When you stepped into the airport, your itinerary would pop up on your screen.

Liza Kindred, the founder of a clothing retailer Google was going to include in the indoor extension of Google Maps, elaborated on what the app was going for.

“The same way that the best websites offer some of the top attributes of physical stores, the best stores can behave like websites: making recommendations, offering special deals, and giving access to ratings, reviews, and detailed product information.”

Sounds great, right? Well, yes and no. Push notifications from businesses you enter would sometimes be convenient, but it would probably be obnoxious more often than not.

“It sounds like it would have been an interesting but potentially annoying feature,” writes a reporter for Ubergizmo. “After all, no one likes having their phones go off on them all the time, right?”

Although no one from Google has made an official comment on the recent decision to pull the app, notes Fortune, people tied to the project have confirmed that Google agreed that the app was too invasive.

The other reason Larry Page, the CEO of Alphabet (Google Inc.’s recently acquired new name), decided to shut down Google Here is because he was not confident enough retailers would get behind an app that basically forced advertisements on people – even though the ads would occasionally be helpful. After all, Google Maps is a very popular application, and Google did not want to clutter it up and ruin its slick feel by bringing to it a slew of advertising.

The idea that inspired the development of Google Here was the large market for apps that enable “app-less distribution,” an industry term for apps from widely used companies that allow smaller enterprises to piggyback on the large company’s success by reaching out to its users.

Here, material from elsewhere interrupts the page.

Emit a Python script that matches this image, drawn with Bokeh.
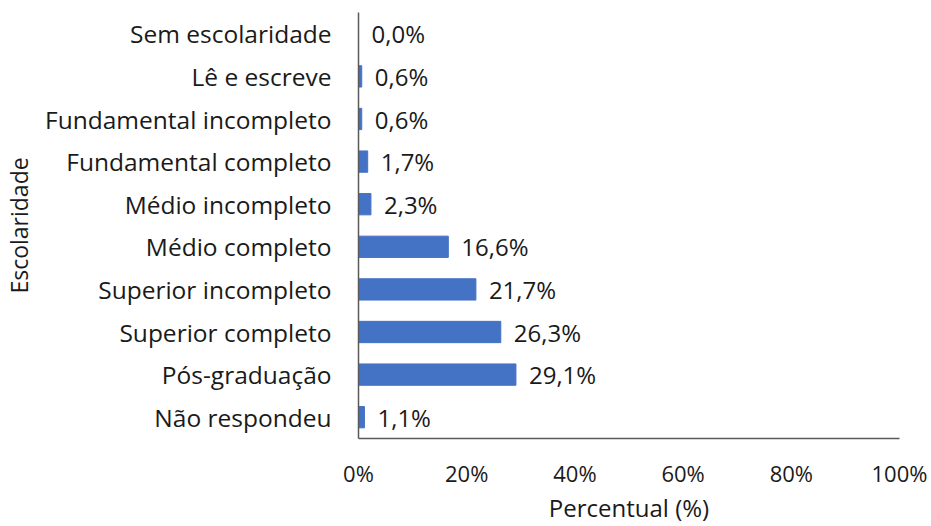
from bokeh.plotting import figure
from bokeh.models import ColumnDataSource, Range1d, FactorRange, FixedTicker, CustomJSTickFormatter
from bokeh.core.properties import value
from bokeh.embed import file_html
from bokeh.resources import INLINE

categories = ["Sem escolaridade", "Lê e escreve", "Fundamental incompleto", "Fundamental completo",
              "Médio incompleto", "Médio completo", "Superior incompleto", "Superior completo",
              "Pós-graduação", "Não respondeu"]
values = [0.0, 0.6, 0.6, 1.7, 2.3, 16.6, 21.7, 26.3, 29.1, 1.1]
labels = ["0,0%", "0,6%", "0,6%", "1,7%", "2,3%", "16,6%", "21,7%", "26,3%", "29,1%", "1,1%"]
x_ticks = [0, 20, 40, 60, 80, 100]
x_title = "Percentual (%)"
y_title = "Escolaridade"

FONT = "Open Sans"
TEXT = "#1a1a1a"

src = ColumnDataSource(dict(cat=categories, val=values, lab=labels))

p = figure(width=931, height=526, y_range=FactorRange(*reversed(categories)),
           x_range=Range1d(0, 100), output_backend="svg", toolbar_location=None,
           min_border_left=357, min_border_right=32, min_border_top=12, min_border_bottom=86)

p.hbar(y="cat", right="val", left=0, height=0.5, source=src, color="#4472C4")
p.text(x="val", y="cat", text="lab", source=src, x_offset=13, text_baseline="middle",
       text_font=value(FONT), text_font_size="24px", text_color=TEXT)

p.xaxis.ticker = FixedTicker(ticks=x_ticks)
p.xaxis.formatter = CustomJSTickFormatter(code="return tick + '%';")
p.xaxis.axis_label = x_title
p.yaxis.axis_label = y_title

for ax in (p.xaxis[0], p.yaxis[0]):
    ax.major_tick_line_color = None
    ax.minor_tick_line_color = None
    ax.major_tick_out = 0
    ax.major_tick_in = 0
    ax.minor_tick_out = 0
    ax.minor_tick_in = 0
    ax.axis_line_color = "#5a5a5a"
    ax.axis_line_width = 1.5
    ax.major_label_text_font = FONT
    ax.major_label_text_color = TEXT
    ax.axis_label_text_font = FONT
    ax.axis_label_text_color = TEXT
    ax.axis_label_text_font_style = "normal"

p.yaxis.major_label_text_font_size = "24.5px"
p.yaxis.axis_label_text_font_size = "23px"
p.xaxis.major_label_text_font_size = "22px"
p.xaxis.axis_label_text_font_size = "24px"

p.xaxis.major_label_standoff = 19
p.xaxis.axis_label_standoff = 0
p.yaxis.major_label_standoff = 27
p.yaxis.axis_label_standoff = 7

p.xgrid.grid_line_color = None
p.ygrid.grid_line_color = None
p.outline_line_color = None

open("out.html", "w").write(file_html(p, INLINE))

When Google Here was decommissioned, Google did not want to give up on its idea of building an app-less distribution app. The answer was Google Eddystone, an app that works in a similar way to how Google Here was supposed to but that operates based on communications with Bluetooth beacons placed in stores rather than via GPS.

So the good news is that Google Maps cannot find you wherever you are in the world and hurl advertisements for local businesses at you, which would have been the ultimate result of Google Here. The bad news is that you’ll still have to pay full price for your coffee until Starbucks gets an Eddystone Bluetooth beacon.